::: Exercise materials :::
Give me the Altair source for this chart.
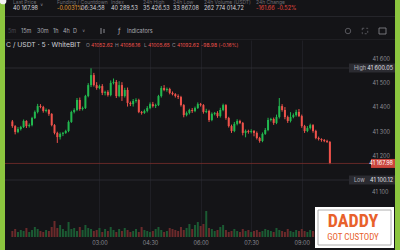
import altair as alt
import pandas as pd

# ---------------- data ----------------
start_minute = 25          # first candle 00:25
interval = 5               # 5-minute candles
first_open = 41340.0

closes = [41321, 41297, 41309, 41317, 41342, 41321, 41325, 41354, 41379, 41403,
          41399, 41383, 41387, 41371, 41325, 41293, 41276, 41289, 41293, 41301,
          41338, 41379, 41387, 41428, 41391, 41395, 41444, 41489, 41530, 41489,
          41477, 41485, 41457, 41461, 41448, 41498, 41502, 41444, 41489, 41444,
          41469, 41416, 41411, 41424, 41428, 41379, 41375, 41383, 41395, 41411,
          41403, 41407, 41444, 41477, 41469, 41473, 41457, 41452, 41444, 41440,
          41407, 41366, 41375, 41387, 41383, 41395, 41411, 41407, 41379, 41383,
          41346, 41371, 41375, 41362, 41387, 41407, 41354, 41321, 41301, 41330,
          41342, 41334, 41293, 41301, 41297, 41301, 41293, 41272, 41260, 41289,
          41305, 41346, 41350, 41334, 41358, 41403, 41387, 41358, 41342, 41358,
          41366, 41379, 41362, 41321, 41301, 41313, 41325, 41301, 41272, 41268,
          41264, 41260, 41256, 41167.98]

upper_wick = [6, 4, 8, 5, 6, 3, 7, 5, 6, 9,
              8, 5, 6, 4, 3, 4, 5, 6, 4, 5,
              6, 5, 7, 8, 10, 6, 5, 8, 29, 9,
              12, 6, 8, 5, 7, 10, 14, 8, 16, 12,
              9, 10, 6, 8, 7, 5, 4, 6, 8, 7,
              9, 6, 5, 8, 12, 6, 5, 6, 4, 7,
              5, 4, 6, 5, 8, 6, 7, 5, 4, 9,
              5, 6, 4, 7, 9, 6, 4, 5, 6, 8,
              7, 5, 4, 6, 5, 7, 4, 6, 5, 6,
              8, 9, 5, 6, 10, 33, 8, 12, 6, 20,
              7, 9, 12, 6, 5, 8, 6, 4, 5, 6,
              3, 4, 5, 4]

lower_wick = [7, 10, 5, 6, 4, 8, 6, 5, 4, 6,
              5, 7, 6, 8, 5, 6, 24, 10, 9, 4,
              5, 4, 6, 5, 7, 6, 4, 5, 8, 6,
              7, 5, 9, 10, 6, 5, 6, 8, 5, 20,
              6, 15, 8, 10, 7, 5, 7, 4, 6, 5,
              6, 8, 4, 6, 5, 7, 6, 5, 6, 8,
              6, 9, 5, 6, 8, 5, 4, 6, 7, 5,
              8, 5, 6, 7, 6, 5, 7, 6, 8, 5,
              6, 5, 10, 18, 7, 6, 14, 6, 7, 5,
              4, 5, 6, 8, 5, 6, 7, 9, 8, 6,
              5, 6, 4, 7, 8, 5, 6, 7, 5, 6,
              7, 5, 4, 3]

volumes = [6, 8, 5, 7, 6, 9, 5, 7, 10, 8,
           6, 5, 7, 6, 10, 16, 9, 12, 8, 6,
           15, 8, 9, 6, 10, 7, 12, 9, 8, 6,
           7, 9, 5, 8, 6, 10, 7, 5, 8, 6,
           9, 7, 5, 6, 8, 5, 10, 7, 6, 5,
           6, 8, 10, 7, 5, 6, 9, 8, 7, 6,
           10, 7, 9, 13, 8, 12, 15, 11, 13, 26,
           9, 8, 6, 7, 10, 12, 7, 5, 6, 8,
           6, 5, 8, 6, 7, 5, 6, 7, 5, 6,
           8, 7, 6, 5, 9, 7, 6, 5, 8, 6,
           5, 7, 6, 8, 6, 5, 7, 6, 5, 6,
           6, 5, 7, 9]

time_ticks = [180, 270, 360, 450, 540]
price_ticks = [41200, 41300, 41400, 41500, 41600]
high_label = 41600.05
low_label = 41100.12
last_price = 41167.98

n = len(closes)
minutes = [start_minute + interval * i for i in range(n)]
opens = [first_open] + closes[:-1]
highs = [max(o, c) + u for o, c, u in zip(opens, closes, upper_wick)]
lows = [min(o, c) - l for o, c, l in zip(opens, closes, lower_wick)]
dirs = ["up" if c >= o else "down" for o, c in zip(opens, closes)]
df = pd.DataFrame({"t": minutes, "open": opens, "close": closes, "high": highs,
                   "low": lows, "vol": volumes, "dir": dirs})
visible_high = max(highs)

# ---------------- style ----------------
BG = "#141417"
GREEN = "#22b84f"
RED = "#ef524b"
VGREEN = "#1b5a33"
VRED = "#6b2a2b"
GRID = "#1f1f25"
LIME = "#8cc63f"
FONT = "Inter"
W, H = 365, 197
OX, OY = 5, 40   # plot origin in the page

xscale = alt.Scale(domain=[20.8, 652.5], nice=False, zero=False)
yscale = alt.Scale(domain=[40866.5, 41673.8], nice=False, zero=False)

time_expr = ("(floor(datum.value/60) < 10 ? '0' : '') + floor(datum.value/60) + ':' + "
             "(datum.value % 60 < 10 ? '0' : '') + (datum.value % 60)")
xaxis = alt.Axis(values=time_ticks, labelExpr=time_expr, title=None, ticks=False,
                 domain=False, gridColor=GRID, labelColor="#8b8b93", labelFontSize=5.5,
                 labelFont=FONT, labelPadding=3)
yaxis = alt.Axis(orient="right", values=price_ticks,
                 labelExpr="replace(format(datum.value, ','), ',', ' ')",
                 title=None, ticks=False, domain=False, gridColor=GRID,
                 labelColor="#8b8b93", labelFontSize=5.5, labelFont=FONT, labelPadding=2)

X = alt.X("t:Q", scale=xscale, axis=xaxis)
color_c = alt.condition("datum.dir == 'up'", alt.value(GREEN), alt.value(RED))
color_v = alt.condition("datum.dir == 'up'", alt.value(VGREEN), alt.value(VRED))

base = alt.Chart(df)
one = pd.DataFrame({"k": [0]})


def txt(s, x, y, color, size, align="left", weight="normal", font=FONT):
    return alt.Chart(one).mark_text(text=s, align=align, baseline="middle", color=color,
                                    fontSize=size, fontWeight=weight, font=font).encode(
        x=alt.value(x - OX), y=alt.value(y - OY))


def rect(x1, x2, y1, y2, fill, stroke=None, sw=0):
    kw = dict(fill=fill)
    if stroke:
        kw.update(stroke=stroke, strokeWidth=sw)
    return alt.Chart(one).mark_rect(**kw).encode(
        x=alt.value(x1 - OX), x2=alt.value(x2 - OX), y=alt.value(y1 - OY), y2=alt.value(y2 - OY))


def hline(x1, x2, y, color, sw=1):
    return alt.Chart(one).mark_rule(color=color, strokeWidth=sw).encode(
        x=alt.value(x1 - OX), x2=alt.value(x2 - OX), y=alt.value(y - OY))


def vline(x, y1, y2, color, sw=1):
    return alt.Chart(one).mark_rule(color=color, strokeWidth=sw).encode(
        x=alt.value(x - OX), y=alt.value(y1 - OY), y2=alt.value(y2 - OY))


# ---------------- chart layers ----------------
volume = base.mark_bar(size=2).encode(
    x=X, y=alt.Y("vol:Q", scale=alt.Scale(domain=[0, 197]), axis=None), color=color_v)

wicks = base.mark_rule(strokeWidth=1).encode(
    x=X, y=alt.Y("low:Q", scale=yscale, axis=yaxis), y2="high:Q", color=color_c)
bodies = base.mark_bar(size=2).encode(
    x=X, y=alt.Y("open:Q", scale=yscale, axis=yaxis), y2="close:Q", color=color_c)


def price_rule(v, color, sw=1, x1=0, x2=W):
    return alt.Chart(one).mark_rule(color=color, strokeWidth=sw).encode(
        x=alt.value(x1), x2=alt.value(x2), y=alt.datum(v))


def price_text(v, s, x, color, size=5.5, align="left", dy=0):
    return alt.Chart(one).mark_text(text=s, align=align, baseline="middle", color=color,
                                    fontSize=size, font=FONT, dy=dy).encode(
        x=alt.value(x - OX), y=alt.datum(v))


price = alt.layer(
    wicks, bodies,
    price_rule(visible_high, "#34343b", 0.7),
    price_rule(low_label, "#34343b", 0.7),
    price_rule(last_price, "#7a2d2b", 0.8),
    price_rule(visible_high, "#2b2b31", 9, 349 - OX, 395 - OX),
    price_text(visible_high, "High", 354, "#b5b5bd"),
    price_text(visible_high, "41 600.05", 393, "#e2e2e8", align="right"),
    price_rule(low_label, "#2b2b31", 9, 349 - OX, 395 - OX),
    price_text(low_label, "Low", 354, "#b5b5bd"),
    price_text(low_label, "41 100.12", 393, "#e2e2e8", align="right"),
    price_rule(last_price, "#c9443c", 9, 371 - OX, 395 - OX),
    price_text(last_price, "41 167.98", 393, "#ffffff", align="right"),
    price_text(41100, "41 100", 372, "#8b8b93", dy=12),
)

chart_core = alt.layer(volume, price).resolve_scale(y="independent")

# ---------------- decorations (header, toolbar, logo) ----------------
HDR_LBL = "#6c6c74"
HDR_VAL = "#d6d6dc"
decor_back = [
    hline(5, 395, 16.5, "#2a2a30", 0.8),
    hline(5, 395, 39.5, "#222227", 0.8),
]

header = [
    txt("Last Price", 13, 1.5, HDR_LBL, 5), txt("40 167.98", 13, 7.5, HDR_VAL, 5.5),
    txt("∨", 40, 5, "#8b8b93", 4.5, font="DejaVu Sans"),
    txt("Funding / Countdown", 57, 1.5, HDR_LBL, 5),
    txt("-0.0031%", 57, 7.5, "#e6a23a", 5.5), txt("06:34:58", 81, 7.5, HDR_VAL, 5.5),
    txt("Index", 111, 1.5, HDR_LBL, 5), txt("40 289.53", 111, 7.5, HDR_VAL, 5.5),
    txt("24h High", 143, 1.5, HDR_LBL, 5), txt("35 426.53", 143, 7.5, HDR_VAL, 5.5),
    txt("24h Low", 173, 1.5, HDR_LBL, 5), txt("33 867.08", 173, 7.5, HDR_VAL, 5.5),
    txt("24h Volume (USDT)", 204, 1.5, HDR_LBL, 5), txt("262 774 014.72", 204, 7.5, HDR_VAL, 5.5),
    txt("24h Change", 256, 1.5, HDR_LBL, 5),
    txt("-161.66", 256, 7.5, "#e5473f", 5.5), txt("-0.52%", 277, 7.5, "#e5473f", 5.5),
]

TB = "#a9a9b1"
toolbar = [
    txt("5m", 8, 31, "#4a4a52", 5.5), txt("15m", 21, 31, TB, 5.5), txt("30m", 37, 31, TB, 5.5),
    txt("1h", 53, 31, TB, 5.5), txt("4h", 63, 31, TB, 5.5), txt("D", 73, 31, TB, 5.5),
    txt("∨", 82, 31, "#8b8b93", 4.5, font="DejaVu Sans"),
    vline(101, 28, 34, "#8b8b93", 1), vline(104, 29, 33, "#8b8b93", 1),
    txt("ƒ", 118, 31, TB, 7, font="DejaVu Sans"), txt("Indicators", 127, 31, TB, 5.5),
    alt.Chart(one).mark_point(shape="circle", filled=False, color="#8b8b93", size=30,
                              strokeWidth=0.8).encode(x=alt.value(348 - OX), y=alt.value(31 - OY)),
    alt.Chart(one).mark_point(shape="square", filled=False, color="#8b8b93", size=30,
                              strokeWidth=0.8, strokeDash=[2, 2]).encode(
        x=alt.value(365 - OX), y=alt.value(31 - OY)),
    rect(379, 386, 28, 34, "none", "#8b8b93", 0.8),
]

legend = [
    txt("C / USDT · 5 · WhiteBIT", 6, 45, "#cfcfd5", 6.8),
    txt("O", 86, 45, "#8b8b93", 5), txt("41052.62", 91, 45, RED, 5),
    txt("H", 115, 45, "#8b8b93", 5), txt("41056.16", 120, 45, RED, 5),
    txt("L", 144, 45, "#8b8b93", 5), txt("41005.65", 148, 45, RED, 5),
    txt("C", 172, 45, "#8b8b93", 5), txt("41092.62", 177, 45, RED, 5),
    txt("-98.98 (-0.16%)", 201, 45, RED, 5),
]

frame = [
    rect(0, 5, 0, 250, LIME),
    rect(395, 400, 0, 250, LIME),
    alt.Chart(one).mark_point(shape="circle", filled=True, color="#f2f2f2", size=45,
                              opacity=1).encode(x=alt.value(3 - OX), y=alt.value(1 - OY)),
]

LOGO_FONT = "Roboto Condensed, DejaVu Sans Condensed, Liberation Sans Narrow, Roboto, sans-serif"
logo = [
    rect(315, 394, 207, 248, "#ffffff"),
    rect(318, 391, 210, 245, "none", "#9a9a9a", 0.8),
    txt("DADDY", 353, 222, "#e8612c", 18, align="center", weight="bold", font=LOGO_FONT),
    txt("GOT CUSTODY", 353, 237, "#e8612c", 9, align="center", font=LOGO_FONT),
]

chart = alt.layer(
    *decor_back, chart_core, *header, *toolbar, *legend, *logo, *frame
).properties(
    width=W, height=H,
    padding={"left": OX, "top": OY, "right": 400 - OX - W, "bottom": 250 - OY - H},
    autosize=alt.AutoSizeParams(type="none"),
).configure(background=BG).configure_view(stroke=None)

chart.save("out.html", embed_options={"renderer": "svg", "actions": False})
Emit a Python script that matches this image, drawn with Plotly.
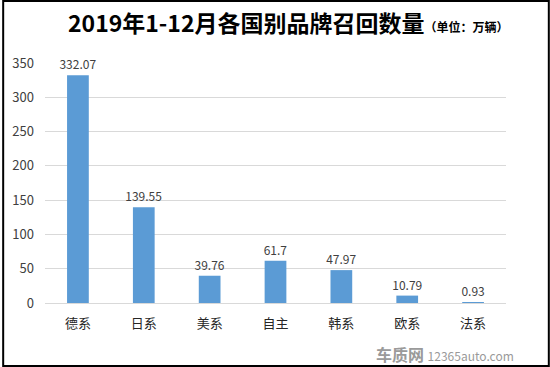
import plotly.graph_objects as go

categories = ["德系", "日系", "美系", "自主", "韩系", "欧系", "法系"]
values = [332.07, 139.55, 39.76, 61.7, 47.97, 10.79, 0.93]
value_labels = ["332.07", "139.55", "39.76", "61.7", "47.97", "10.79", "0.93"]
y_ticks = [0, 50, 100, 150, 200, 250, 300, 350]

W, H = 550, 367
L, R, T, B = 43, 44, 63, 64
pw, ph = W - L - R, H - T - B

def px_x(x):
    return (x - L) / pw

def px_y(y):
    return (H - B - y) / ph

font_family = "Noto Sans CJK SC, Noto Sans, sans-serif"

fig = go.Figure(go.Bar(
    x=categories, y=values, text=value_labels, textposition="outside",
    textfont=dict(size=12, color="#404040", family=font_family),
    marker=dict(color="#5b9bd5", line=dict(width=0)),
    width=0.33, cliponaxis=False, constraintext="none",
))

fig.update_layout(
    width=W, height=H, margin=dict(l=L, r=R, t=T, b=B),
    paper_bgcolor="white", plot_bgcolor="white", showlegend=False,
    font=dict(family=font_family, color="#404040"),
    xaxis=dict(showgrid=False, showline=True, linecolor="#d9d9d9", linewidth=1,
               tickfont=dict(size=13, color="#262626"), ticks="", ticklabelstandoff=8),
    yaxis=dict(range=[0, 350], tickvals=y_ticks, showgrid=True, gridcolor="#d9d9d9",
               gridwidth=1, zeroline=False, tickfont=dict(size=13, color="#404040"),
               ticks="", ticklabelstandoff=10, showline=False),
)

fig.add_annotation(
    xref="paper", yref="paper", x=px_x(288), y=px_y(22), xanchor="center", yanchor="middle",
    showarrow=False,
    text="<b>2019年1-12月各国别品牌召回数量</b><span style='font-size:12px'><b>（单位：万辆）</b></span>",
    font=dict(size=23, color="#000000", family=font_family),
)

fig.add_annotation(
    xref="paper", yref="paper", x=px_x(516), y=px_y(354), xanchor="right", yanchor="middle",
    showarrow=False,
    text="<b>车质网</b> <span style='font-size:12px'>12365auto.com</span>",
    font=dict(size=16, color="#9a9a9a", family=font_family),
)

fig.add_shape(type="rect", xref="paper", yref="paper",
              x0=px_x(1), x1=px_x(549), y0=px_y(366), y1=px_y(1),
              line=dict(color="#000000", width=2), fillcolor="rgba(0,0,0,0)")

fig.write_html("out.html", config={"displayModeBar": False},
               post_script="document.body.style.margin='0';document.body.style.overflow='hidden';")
:::
Job: Everything from the first line to the line with "41264, 41260, 41256, 41167.98]" must be repeated exactly, and nothing else. Leave the pictures out.

Expected output:
Give me the Altair source for this chart.
import altair as alt
import pandas as pd

# ---------------- data ----------------
start_minute = 25          # first candle 00:25
interval = 5               # 5-minute candles
first_open = 41340.0

closes = [41321, 41297, 41309, 41317, 41342, 41321, 41325, 41354, 41379, 41403,
          41399, 41383, 41387, 41371, 41325, 41293, 41276, 41289, 41293, 41301,
          41338, 41379, 41387, 41428, 41391, 41395, 41444, 41489, 41530, 41489,
          41477, 41485, 41457, 41461, 41448, 41498, 41502, 41444, 41489, 41444,
          41469, 41416, 41411, 41424, 41428, 41379, 41375, 41383, 41395, 41411,
          41403, 41407, 41444, 41477, 41469, 41473, 41457, 41452, 41444, 41440,
          41407, 41366, 41375, 41387, 41383, 41395, 41411, 41407, 41379, 41383,
          41346, 41371, 41375, 41362, 41387, 41407, 41354, 41321, 41301, 41330,
          41342, 41334, 41293, 41301, 41297, 41301, 41293, 41272, 41260, 41289,
          41305, 41346, 41350, 41334, 41358, 41403, 41387, 41358, 41342, 41358,
          41366, 41379, 41362, 41321, 41301, 41313, 41325, 41301, 41272, 41268,
          41264, 41260, 41256, 41167.98]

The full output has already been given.